WORK INSTRUCTIONS:
Look through the material and tally each line bearing the word "matplotlib". Give only the total.

DATA LINES:
------------------------
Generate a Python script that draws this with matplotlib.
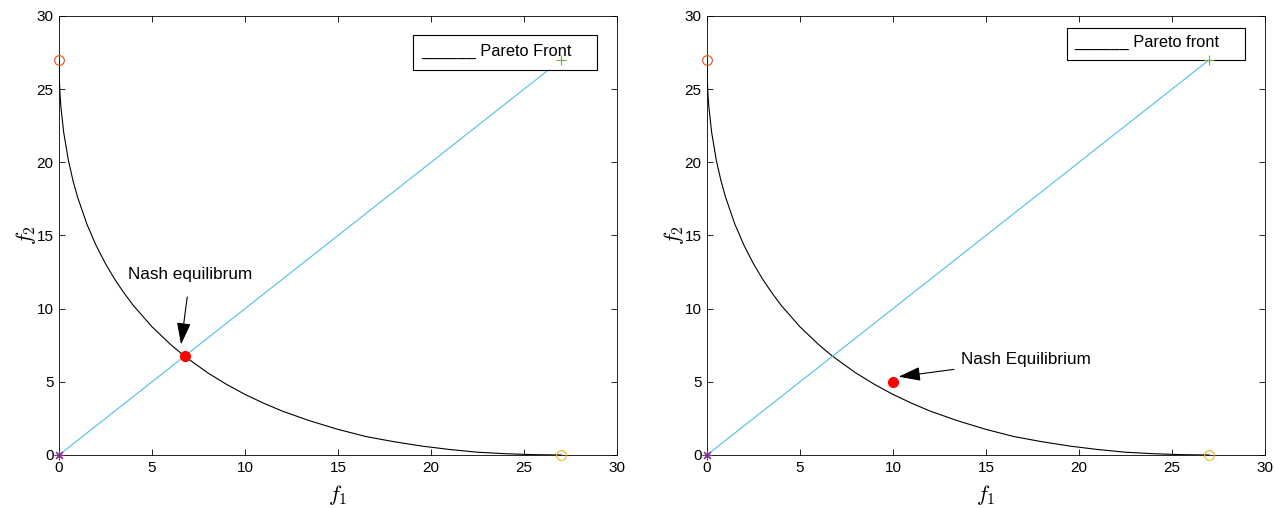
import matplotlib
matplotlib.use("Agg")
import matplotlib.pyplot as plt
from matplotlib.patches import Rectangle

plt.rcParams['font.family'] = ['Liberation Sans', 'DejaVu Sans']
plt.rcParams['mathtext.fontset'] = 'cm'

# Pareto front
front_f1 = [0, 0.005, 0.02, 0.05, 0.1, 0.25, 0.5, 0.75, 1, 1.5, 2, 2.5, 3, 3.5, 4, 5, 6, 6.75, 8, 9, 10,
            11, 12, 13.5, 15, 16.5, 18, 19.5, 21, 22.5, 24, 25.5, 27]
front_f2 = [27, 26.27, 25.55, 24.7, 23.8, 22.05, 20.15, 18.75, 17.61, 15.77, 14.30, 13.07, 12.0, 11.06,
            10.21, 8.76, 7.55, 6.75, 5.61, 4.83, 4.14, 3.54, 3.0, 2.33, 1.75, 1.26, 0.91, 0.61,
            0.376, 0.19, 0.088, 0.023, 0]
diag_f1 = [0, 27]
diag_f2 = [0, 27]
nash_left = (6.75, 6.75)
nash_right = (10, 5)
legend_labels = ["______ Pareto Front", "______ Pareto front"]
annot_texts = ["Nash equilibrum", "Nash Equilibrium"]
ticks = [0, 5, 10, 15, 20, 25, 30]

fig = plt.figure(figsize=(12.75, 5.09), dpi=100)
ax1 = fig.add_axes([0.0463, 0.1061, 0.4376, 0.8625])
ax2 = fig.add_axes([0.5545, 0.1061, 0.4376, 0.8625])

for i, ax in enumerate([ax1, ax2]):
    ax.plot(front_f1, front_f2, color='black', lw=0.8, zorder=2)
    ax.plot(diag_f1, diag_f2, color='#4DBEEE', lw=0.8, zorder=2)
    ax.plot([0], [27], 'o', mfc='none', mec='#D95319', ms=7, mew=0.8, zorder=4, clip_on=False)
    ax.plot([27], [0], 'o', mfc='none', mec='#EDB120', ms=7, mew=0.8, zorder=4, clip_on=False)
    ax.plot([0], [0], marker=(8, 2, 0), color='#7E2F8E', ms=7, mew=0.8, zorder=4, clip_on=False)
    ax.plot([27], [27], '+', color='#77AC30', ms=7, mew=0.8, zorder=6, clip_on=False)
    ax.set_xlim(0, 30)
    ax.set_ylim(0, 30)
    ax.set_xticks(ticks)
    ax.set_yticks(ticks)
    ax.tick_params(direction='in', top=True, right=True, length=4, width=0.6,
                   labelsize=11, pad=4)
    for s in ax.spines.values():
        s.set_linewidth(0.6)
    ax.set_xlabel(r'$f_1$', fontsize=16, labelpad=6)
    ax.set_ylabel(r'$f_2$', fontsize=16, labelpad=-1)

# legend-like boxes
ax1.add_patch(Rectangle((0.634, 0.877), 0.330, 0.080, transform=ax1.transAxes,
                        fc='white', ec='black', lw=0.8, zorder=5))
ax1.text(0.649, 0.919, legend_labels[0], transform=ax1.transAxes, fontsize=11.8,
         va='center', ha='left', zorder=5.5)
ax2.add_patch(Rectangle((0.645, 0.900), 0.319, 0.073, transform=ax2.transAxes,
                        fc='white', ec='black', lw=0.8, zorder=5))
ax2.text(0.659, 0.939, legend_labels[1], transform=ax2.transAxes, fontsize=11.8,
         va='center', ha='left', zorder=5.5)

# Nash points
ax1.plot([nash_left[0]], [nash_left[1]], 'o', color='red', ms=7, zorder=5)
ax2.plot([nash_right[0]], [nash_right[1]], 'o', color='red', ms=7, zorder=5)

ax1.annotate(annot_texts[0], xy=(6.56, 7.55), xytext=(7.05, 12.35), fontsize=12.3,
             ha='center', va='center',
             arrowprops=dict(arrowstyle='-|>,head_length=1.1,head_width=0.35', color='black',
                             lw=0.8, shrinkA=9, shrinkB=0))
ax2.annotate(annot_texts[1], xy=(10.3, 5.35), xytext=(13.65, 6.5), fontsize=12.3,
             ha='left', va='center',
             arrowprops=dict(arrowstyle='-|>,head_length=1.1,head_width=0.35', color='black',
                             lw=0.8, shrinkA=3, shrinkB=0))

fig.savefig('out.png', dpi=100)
------------------------
PROBLEM SOLUTION:
5